Christopher E. Jones
Analyst · Chris Jones with Telsey
Just 2 quick questions. Just following up on the last one, can you just maybe focus specifically on the group business? I think some of our -- of your competitors have actually called out group as an area and it seems to be a bit of a split in the U.S. as to what the prognosis is for that going forward there. And secondly, we've heard some chatter out there about some franchise operators potentially raising fees. And I'm not sure if that is something that you guys are contemplating or something you would seize an opportunity as well?
Richard Solomons
Analyst · Chris Jones with Telsey
Chris, I think on group, bookings are up for 2013, but we aren't as skewed to that group market as some of our other competitors who've reported, I think.
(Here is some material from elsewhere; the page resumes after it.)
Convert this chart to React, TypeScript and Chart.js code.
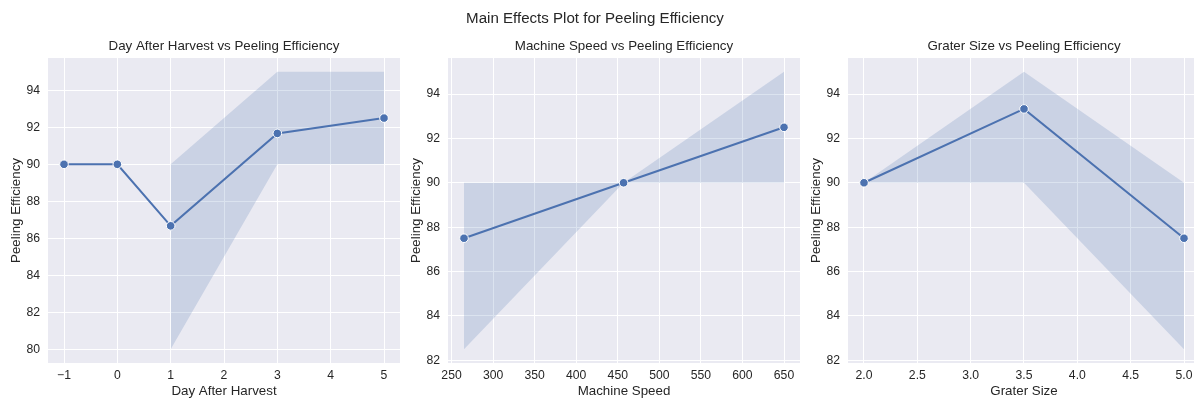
import React, { useEffect, useRef } from "react";
import { Chart, registerables } from "chart.js";

Chart.register(...registerables);

// ---- Data ----
const dayX = [-1, 0, 1, 3, 5];
const dayMean = [90, 90, 86.67, 91.67, 92.5];
const dayLow: (number | null)[] = [null, null, 80, 90, 90];
const dayHigh: (number | null)[] = [null, null, 90, 95, 95];
const dayXTicks = [-1, 0, 1, 2, 3, 4, 5];
const dayYTicks = [80, 82, 84, 86, 88, 90, 92, 94];

const speedX = [265, 457, 650];
const speedMean = [87.5, 90, 92.5];
const speedLow: (number | null)[] = [82.5, 90, 90];
const speedHigh: (number | null)[] = [90, 90, 95];
const speedXTicks = [250, 300, 350, 400, 450, 500, 550, 600, 650];
const speedYTicks = [82, 84, 86, 88, 90, 92, 94];

const graterX = [2, 3.5, 5];
const graterMean = [90, 93.33, 87.5];
const graterLow: (number | null)[] = [90, 90, 82.5];
const graterHigh: (number | null)[] = [90, 95, 90];
const graterXTicks = [2, 2.5, 3, 3.5, 4, 4.5, 5];
const graterYTicks = [82, 84, 86, 88, 90, 92, 94];

const SUPTITLE = "Main Effects Plot for Peeling Efficiency";
const Y_LABEL = "Peeling Efficiency";

// ---- Styles ----
const BLUE = "#4C72B0";
const BAND = "rgba(76,114,176,0.2)";
const FACE = "#EAEAF2";
const TEXT = "#262626";
const FONT = "'Liberation Sans', Arial, Helvetica, sans-serif";

const bgPlugin = {
  id: "axesBg",
  beforeDraw(chart: any) {
    const { ctx, chartArea } = chart;
    if (!chartArea) return;
    ctx.save();
    ctx.fillStyle = FACE;
    ctx.fillRect(
      chartArea.left,
      chartArea.top,
      chartArea.right - chartArea.left,
      chartArea.bottom - chartArea.top
    );
    ctx.restore();
  },
};

function fmtTick(v: number, decimals: number) {
  const s = Math.abs(v).toFixed(decimals);
  return v < 0 ? "\u2212" + s : s;
}

type PanelProps = {
  left: number;
  title: string;
  xLabel: string;
  xs: number[];
  mean: number[];
  low: (number | null)[];
  high: (number | null)[];
  xTicks: number[];
  yTicks: number[];
  decimals: number;
};

function Panel(p: PanelProps) {
  const ref = useRef<HTMLCanvasElement | null>(null);
  useEffect(() => {
    if (!ref.current) return;
    const lows = p.low.filter((v) => v !== null) as number[];
    const highs = p.high.filter((v) => v !== null) as number[];
    const xMinD = Math.min(...p.xs);
    const xMaxD = Math.max(...p.xs);
    const xm = (xMaxD - xMinD) * 0.05;
    const yMinD = Math.min(...lows, ...p.mean);
    const yMaxD = Math.max(...highs, ...p.mean);
    const ym = (yMaxD - yMinD) * 0.05;
    const pts = (ys: (number | null)[]) => p.xs.map((x, i) => ({ x, y: ys[i] }));
    const chart = new Chart(ref.current, {
      type: "line",
      data: {
        datasets: [
          {
            data: pts(p.mean),
            borderColor: BLUE,
            borderWidth: 2,
            pointRadius: 4.3,
            pointHoverRadius: 4.3,
            pointBackgroundColor: BLUE,
            pointBorderColor: "#ffffff",
            pointBorderWidth: 1,
            fill: false,
            order: 0,
          },
          {
            data: pts(p.high),
            borderWidth: 0,
            borderColor: "rgba(0,0,0,0)",
            pointRadius: 0,
            backgroundColor: BAND,
            fill: "+1",
            spanGaps: false,
            order: 1,
          },
          {
            data: pts(p.low),
            borderWidth: 0,
            borderColor: "rgba(0,0,0,0)",
            pointRadius: 0,
            fill: false,
            spanGaps: false,
            order: 1,
          },
        ],
      },
      options: {
        animation: false,
        responsive: false,
        maintainAspectRatio: false,
        events: [],
        layout: { padding: 0, autoPadding: false },
        plugins: {
          legend: { display: false },
          tooltip: { enabled: false },
          title: {
            display: true,
            text: p.title,
            color: TEXT,
            fullSize: false,
            font: { family: FONT, size: 13.33, weight: "normal", lineHeight: 1.2 },
            padding: { top: 38, bottom: 4 },
          },
        },
        scales: {
          x: {
            type: "linear",
            min: xMinD - xm,
            max: xMaxD + xm,
            grid: { color: "#ffffff", lineWidth: 1, drawTicks: false },
            border: { display: false },
            afterBuildTicks: (s: any) => {
              s.ticks = p.xTicks.map((v) => ({ value: v }));
            },
            afterFit: (s: any) => {
              s.height = 36;
              s.paddingLeft = 0;
              s.paddingRight = 0;
            },
            ticks: {
              color: TEXT,
              padding: 5,
              maxRotation: 0,
              autoSkip: false,
              font: { family: FONT, size: 12.2 },
              callback: (v: any) => fmtTick(Number(v), p.decimals),
            },
            title: {
              display: true,
              text: p.xLabel,
              color: TEXT,
              font: { family: FONT, size: 13.33, lineHeight: 1.2 },
              padding: { top: 0, bottom: 0 },
            },
          },
          y: {
            type: "linear",
            min: yMinD - ym,
            max: yMaxD + ym,
            grid: { color: "#ffffff", lineWidth: 1, drawTicks: false },
            border: { display: false },
            afterBuildTicks: (s: any) => {
              s.ticks = p.yTicks.map((v) => ({ value: v }));
            },
            afterFit: (s: any) => {
              s.width = 48;
              s.paddingTop = 0;
              s.paddingBottom = 0;
            },
            ticks: {
              color: TEXT,
              padding: 8,
              autoSkip: false,
              font: { family: FONT, size: 12.2 },
              callback: (v: any) => fmtTick(Number(v), 0),
            },
            title: {
              display: true,
              text: Y_LABEL,
              color: TEXT,
              font: { family: FONT, size: 13.33, lineHeight: 1.2 },
              padding: { top: 8, bottom: 0 },
            },
          },
        },
      },
      plugins: [bgPlugin],
    } as any);
    return () => chart.destroy();
  }, []);
  return (
    <canvas
      ref={ref}
      width={400}
      height={399}
      style={{ position: "absolute", left: p.left, top: 0, width: 400, height: 399 }}
    />
  );
}

export default function App() {
  return (
    <div
      style={{
        position: "fixed",
        left: 0,
        top: 0,
        width: 1194,
        height: 399,
        overflow: "hidden",
        background: "#ffffff",
      }}
    >
      <Panel
        left={0}
        title="Day After Harvest vs Peeling Efficiency"
        xLabel="Day After Harvest"
        xs={dayX}
        mean={dayMean}
        low={dayLow}
        high={dayHigh}
        xTicks={dayXTicks}
        yTicks={dayYTicks}
        decimals={0}
      />
      <Panel
        left={400}
        title="Machine Speed vs Peeling Efficiency"
        xLabel="Machine Speed"
        xs={speedX}
        mean={speedMean}
        low={speedLow}
        high={speedHigh}
        xTicks={speedXTicks}
        yTicks={speedYTicks}
        decimals={0}
      />
      <Panel
        left={800}
        title="Grater Size vs Peeling Efficiency"
        xLabel="Grater Size"
        xs={graterX}
        mean={graterMean}
        low={graterLow}
        high={graterHigh}
        xTicks={graterXTicks}
        yTicks={graterYTicks}
        decimals={1}
      />
      <div
        style={{
          position: "absolute",
          left: 0,
          top: 8,
          width: 1190,
          textAlign: "center",
          fontFamily: FONT,
          fontSize: 15.1,
          lineHeight: "20px",
          color: TEXT,
        }}
      >
        {SUPTITLE}
      </div>
    </div>
  );
}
So it's a much bigger issue for them. We're much more broadly spread. And as I talk about the quality of our income stream, the breadth of our brands, the spread of our business, I do think we're less skewed to certain markets than they are. So I don't think we see some any particular trends around group. As far as fees, I mean we upped Holiday Inn Express from the 5% fee to 6% fee some years ago. And I think that worked very well for that brand at that point. I think right now, we don't see a lot of the short-term opportunity for moving fees. I mean, I think, for us, it's about continuing to drive the top line and getting our share of revenues coming through and signing new deals. So we're not contemplating anything in the short term.
Operator
Operator
Thank you. Ladies and gentlemen, I will now hand back to your host for any concluding remarks.
Richard Solomons
Analyst · David Loeb with Baird
Okay. Well, thank you, everybody. I appreciate the questions, I appreciate your time. And obviously, if you've got any more things you'd like to ask, please contact us directly and we'll get back to you. Thank you very much, indeed.
Operator
Operator
Thank you for joining today's conference. You may now disconnect your lines.